ADR-0011 — Two modes of operation: agentic vs maximum-flexibility (global mode switch)¶

Status: Accepted
Date: 2026-07-03
Relates to: ADR-0008 (heavy-tier spec-decode — the agentic-mode workhorse), ADR-0010 (specialized-engine tier — the flexibility-mode backbone), ADR-0009 (measured write-back loop — measures both modes); the captured live agentic config examples/fakoli-dark/anvil-router.live.toml.

Context¶

anvil runs on Blackwell sm_120 (RTX PRO 6000 96 GB + RTX 5090). Two workloads with opposite serving needs have emerged, and forcing one config to serve both compromises both:

Agentic — multi-turn tool loops with long repeated prefixes, so prefix/radix cache is load-bearing. Served today by SGLang (NEXTN spec-decode + radix cache, ADR-0008) with a cache-friendly model set (qwen35-awq). It works well and must not be disturbed.
Non-agentic / maximum flexibility — single-turn generation where prefix cache is irrelevant. Dropping the cache constraint un-parks models the batch engines can't cache (GDN hybrids such as Qwen3.6-27B-NVFP4 — a measured quality win, 0.66 vs 0.43) and makes llama.cpp / ktransformers / DS4 first-class engines (ADR-0010). The point is that a new or better model is never gated by the agentic engine's model support — SGLang is excellent for agent work but needs safetensors + day-one architecture support, which blocks fresh models.

The two model sets and serving configs genuinely conflict (cache-on vs cache-irrelevant; SGLang-tuned vs any-engine). The user's decision is to keep both as switchable modes, not to pick one.

Decision¶

Introduce two named modes of operation, selected by a global flag; the whole router runs exactly one mode's tiers + model set + serving config at a time (the chosen granularity — one mode live at a time, switching is a config reload/restart, never per-request):

mode = "agentic" — the existing SGLang configuration, verbatim and isolated, with the cache-friendly agent model set.
mode = "flexibility" — any-engine specialized tiers (ADR-0010), cache-irrelevant quality models (roster produced by the sm_120 reconciliation), llama.cpp/ktransformers/DS4 in play.

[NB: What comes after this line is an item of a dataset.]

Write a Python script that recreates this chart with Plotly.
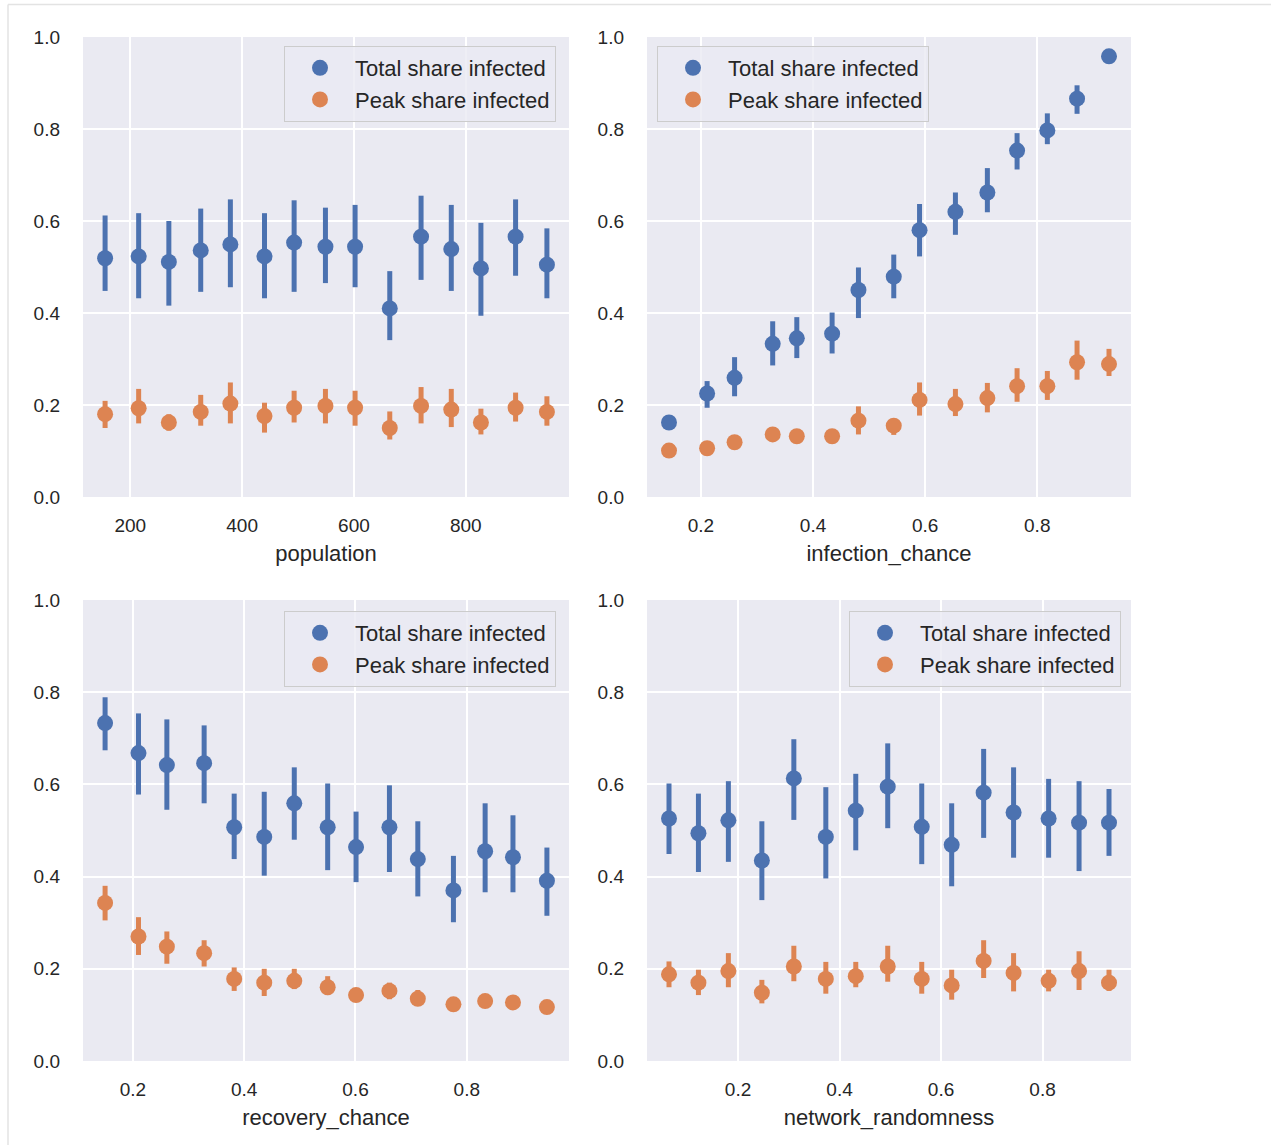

The active mode is chosen by a global flag: ANVIL_MODE (env) overriding a config active_mode field. Phased so Phase 1 ships with the agentic config literally untouched:

Phase 1 (near-zero code, maximal isolation): two config files — the current agentic config stays its own untouched file; a new configs/flexibility.toml. A thin anvil-serving serve --mode agentic|flexibility (and ANVIL_MODE) resolves to the config path. anvil already loads by config path (ANVIL_CONFIG), so this is a resolver + docs, no serving-path change. Ships both modes immediately.
Phase 2 (observability + one source of truth, additive): stamp the active mode into decision_log, metrics, and the serve fingerprint — so the same model measured in agentic vs flexibility mode is a distinct measured identity and the write-back loop (ADR-0009) grades them separately, for free. Optionally support a single config with [modes.agentic] / [modes.flexibility] sections selected by active_mode, for a single source of truth.
Phase 3 (optional): per-mode routing policy — e.g. agentic = verify-and-escalate cascade; flexibility = quality-first ordering / single-tier — if the modes want different policy behaviour.

Consequences¶

Keep: the agentic SGLang config untouched (its own file); the write-back loop measures both modes with no extra work (mode ∈ fingerprint); the stdlib-only, urllib-only router hot path; the RelayBackend serving path.

Change (additive): a global mode selector (ANVIL_MODE / active_mode) and a flexibility.toml populated from the reconciliation roster. No existing tier or preset changes.

Give up: only one mode is live at a time (global switch, per the chosen granularity); switching is a reload/restart, not per-request. If both modes ever need to be live simultaneously from one gateway, revisit toward a per-request mode selector (a superseding ADR) — the model-field routing channel already exists to carry it.

Open / follow-up: the flexibility roster and its engines depend on the sm_120 reconciliation (in progress) plus a per-model preflight — nothing gates traffic until preflight + a measured A/B pass (data-driven re-measure; no self-verification).

Alternatives considered¶

Per-request mode (mode prefix on the model field / a header). More capable — both modes live at once, no restart — but requires mode-aware clients. Rejected for now per the chosen global-switch granularity; recorded as the superseding path if simultaneity is later needed.
Two router instances (two ports/containers, one per mode; the gateway points at whichever). Total isolation, but two deployments to run. Folded into Phase 1 as an operational option: the two config files can equally be run as two serve processes if hard isolation is preferred.
One merged config, cache-off everywhere. Rejected: it would degrade the agentic workload (which genuinely needs the cache) to suit the flexibility one — the exact compromise the two-mode split avoids.